Two Russian military operatives jailed in Qatar since February have reportedly confessed to assassinating former Chechen President Zelimkhan Yandarbiyev on the orders of Moscow ... Algeria is said to be close to a $1.5 billion deal with MiG Corporation for 50 advanced MiG-29 fighters ... Renewed Albanian-on-Serb violence in Kosovo leads the Duma to ask whether Russia should grant asylum to Kosovo Serbs, while B92 says the rumors of Serb attacks on Albanian children that started the violence are false (photos here) ... A Pravda columnist attacks German influence in the Czech Republic, calling the EU an incarnation of the Third Reich's "Final Solution" ... LUKoil has signed a deal with Refinery Associates of Texas to supply POL to northern Iraq, with quarterly supplies of 180,000 tons of gas and 130,000 tons of diesel fuel to be delivered by the Russian company ...
A Saudi columnist has called terrorists the "public enemy of humanity", while still reserving blame for Shia clerics ... Arial Sharon is working to secure American and Binyamin Netanyahu's support for the unilateral disengagement from the West Bank by Israeli forces ... Independent Iranian news agencies have gone largely silent in recent weeks ...

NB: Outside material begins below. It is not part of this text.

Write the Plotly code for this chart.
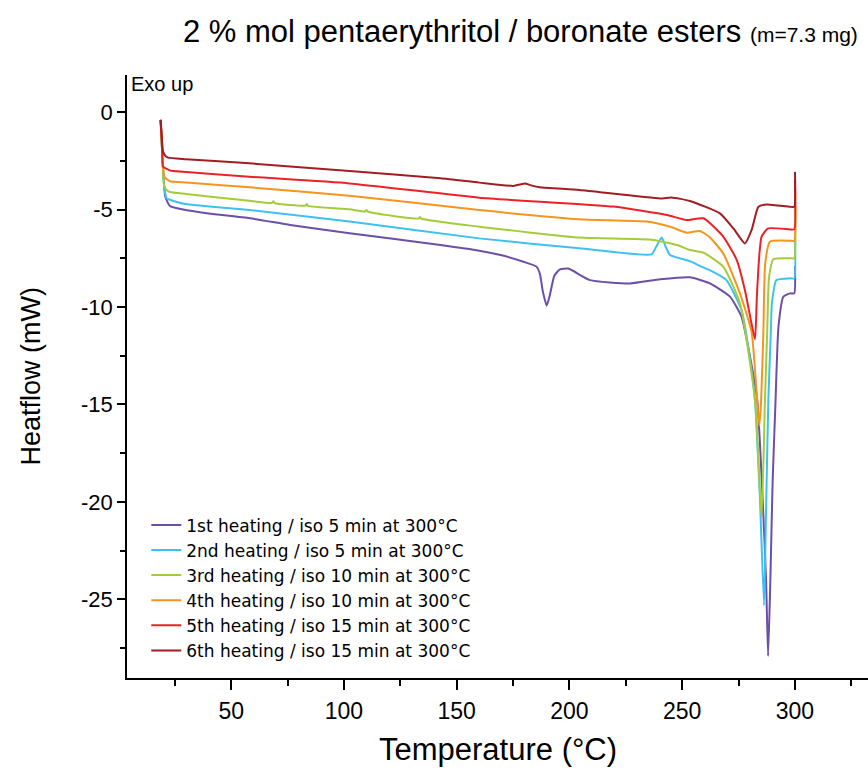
import plotly.graph_objects as go

# ---------------- data ----------------
labels = [
    "1st heating / iso 5 min at 300°C",
    "2nd heating / iso 5 min at 300°C",
    "3rd heating / iso 10 min at 300°C",
    "4th heating / iso 10 min at 300°C",
    "5th heating / iso 15 min at 300°C",
    "6th heating / iso 15 min at 300°C",
]
colors = ["#6B4FA8", "#3EC1F0", "#A4CC3A", "#F7941D", "#EC2227", "#A11D21"]

t1 = [18.7, 19.3, 19.9, 20.8, 22.8, 28.7, 40, 58.3, 76.2, 102.5, 142.8, 160.0, 170, 179.6,
      185.4, 186.9, 188.2, 189.9, 191.3, 193.3, 195.8, 199.5, 209.1, 226.9, 240.2, 253.4,
      262.3, 271.2, 276.3, 279.5, 283.3, 285.7, 287.2, 288.1, 289.1, 290.1, 291.4, 292.7,
      294.9, 297.8, 299.7, 300.0]
h1 = [-0.4, -1.8, -3.2, -4.34, -4.82, -5.0, -5.2, -5.45, -5.79, -6.22, -6.82, -7.11, -7.35, -7.68,
      -7.93, -8.3, -9.2, -9.93, -9.4, -8.4, -8.07, -8.03, -8.62, -8.79, -8.58, -8.48,
      -8.79, -9.47, -10.5, -12.2, -14.8, -19.9, -24.0, -27.9, -24.0, -19.0, -14.8, -11.0,
      -9.47, -9.3, -9.3, -7.9]

t2 = [18.7, 19.3, 19.9, 20.5, 21.4, 22.8, 28.8, 58.1, 102.5, 160.0, 204.4, 236.4, 238.5,
      240.9, 242.8, 244.6, 253.4, 258.0, 262.0, 269.6, 276.3, 279.5, 282.3, 284.5, 286.3,
      287.1, 288.2, 289.3, 289.8, 291.8, 297.8, 299.7, 300.0]
h2 = [-0.4, -1.8, -3.2, -4.0, -4.44, -4.5, -4.7, -5.03, -5.62, -6.48, -6.99, -7.30, -6.9,
      -6.44, -6.95, -7.33, -7.65, -7.9, -8.1, -8.62, -10.15, -12.2, -14.8, -19.9, -25.3,
      -21.0, -14.8, -11.3, -9.8, -8.62, -8.53, -8.53, -6.4]

t3 = [18.7, 19.3, 20.3, 21.4, 22.8, 30, 58.1, 68.1, 68.7, 69.3, 83.0, 83.5, 84.1, 102.5,
      109.5, 110.0, 110.6, 133.2, 133.7, 134.3, 160.0, 204.4, 237.2, 249.0, 253.4, 259.4,
      268.2, 275.6, 282.3, 285.2, 286.7, 287.7, 288.5, 290.4, 297.8, 299.7, 300.0]
h3 = [-0.4, -1.8, -3.8, -4.0, -4.1, -4.2, -4.55, -4.66, -4.58, -4.67, -4.80, -4.72, -4.81, -4.99,
      -5.10, -5.02, -5.11, -5.46, -5.38, -5.47, -5.88, -6.44, -6.56, -6.87, -7.08, -7.21,
      -7.93, -9.81, -14.8, -20.8, -14.8, -11.3, -8.5, -7.55, -7.5, -7.5, -4.7]

t4 = [18.7, 19.3, 20.3, 21.4, 22.8, 30, 58.1, 102.5, 160.0, 204.4, 234.2, 245.0, 252.0,
      257.8, 262.0, 268.2, 275.6, 280.8, 284.2, 285.0, 286.0, 286.8, 288.9, 297.8, 299.7, 300.0]
h4 = [-0.4, -1.8, -3.3, -3.45, -3.55, -3.62, -3.86, -4.29, -5.03, -5.50, -5.62, -5.9, -6.19,
      -6.1, -6.4, -7.25, -9.3, -11.3, -16.1, -14.8, -11.3, -7.8, -6.65, -6.6, -6.6, -4.0]

t5 = [18.7, 19.3, 19.8, 21.4, 22.8, 30, 58.1, 102.5, 160.0, 219.5, 243.2, 252.0, 259.4,
      268.2, 274.2, 277.8, 280.5, 282.3, 283.1, 284.3, 285.2, 288.1, 297.8, 299.7, 300.0]
h5 = [-0.4, -1.6, -2.8, -2.92, -3.0, -3.08, -3.32, -3.66, -4.39, -4.85, -5.28, -5.54, -5.45,
      -6.39, -7.59, -9.13, -10.7, -11.66, -9.5, -7.2, -6.39, -5.97, -6.02, -6.02, -3.5]

t6 = [18.7, 19.3, 19.8, 20.8, 22.0, 30, 58.1, 102.5, 142.8, 160.0, 175.1, 178.0, 180.2,
      183.0, 186.9, 204.4, 240.2, 245.3, 253.4, 266.7, 272.7, 277.8, 280.8, 283.8, 287.5,
      297.8, 299.7, 300.0]
h6 = [-0.4, -1.4, -2.03, -2.25, -2.34, -2.42, -2.63, -3.03, -3.40, -3.62, -3.79, -3.72, -3.66,
      -3.76, -3.86, -4.0, -4.43, -4.38, -4.56, -5.2, -5.97, -6.74, -6.05, -4.86, -4.74,
      -4.86, -4.86, -3.07]

temps = [t1, t2, t3, t4, t5, t6]
flows = [h1, h2, h3, h4, h5, h6]

x_ticks = [50, 100, 150, 200, 250, 300]
x_minor = [25, 75, 125, 175, 225, 275, 325]
y_ticks = [0, -5, -10, -15, -20, -25]
y_ticktext = ["0", "-5", "-10", "-15", "-20", "-25"]
y_minor = [-2.5, -7.5, -12.5, -17.5, -22.5, -27.5]

FONT = "Liberation Sans, Arial, sans-serif"
LEG_FONT = "DejaVu Sans, Liberation Sans, sans-serif"

fig = go.Figure()
for t, h, name, c in zip(temps, flows, labels, colors):
    fig.add_trace(go.Scatter(x=t, y=h, mode="lines", name=name,
                             line=dict(color=c, width=2, shape="spline", smoothing=0.5)))

fig.update_layout(
    width=868, height=771,
    margin=dict(l=127, r=0, t=75, b=93),
    paper_bgcolor="white", plot_bgcolor="white",
    font=dict(family=FONT, color="black"),
    title=dict(
        text="2 % mol pentaerythritol / boronate esters <span style='font-size:21px'>(m=7.3 mg)</span>",
        x=183 / 868, xanchor="left", xref="container",
        y=1 - 31 / 771, yanchor="middle", yref="container",
        font=dict(family=FONT, size=31, color="black"),
    ),
    legend=dict(x=0.026, y=0.283, xanchor="left", yanchor="top",
                font=dict(family=LEG_FONT, size=17, color="black"),
                bgcolor="rgba(0,0,0,0)", tracegroupgap=0),
    xaxis=dict(
        range=[3.8, 332.4], tickvals=x_ticks, ticks="outside", ticklen=10, tickwidth=1.5,
        tickcolor="black", showline=True, linewidth=1.5, linecolor="black",
        showgrid=False, zeroline=False, tickfont=dict(size=23),
        ticklabelstandoff=2, automargin=False,
        minor=dict(tickvals=x_minor, ticks="outside", ticklen=6, tickwidth=1.5, tickcolor="black"),
    ),
    yaxis=dict(
        range=[-29.03, 1.9], tickvals=y_ticks, ticktext=y_ticktext, ticks="outside",
        ticklen=8, tickwidth=1.5, tickcolor="black", showline=True, linewidth=1.5,
        linecolor="black", showgrid=False, zeroline=False, tickfont=dict(size=22),
        ticklabelstandoff=0, automargin=False,
        minor=dict(tickvals=y_minor, ticks="outside", ticklen=5, tickwidth=1.5, tickcolor="black"),
    ),
    annotations=[
        dict(text="Exo up", xref="paper", yref="paper", x=0, y=1.0,
             xanchor="left", yanchor="top", xshift=2, yshift=4, showarrow=False,
             font=dict(family=FONT, size=20, color="black")),
        dict(text="Temperature (°C)", xref="paper", yref="paper", x=0.5, y=(678 - 750) / 603,
             xanchor="center", yanchor="middle", showarrow=False,
             font=dict(family=FONT, size=31, color="black")),
        dict(text="Heatflow (mW)", xref="paper", yref="paper", x=(30 - 127) / 741, y=0.5,
             xanchor="center", yanchor="middle", textangle=-90, showarrow=False,
             font=dict(family=FONT, size=27, color="black")),
    ],
)

fig.write_html("out.html", config={"displayModeBar": False},
               post_script="document.body.style.margin='0px';document.body.style.overflow='hidden';")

In Venezuela, the government of Hugo Chavez has fired government workers who signed a demand for a presidential recall, prompting NGOs and intellectuals to savage Chavez's increasingly autocratic rule ... political tensions between the branches of government grew as the Electoral Chamber of the country's Supreme Tribunal of Justice issued a ruling that effectively placed the number of accepted recall signatures at 2.7 million, more than needed to initiate the recall process; the Constitutional Chamber of the TSJ then took over the case, creating more uncertainty as to the future of Hugo Chavez.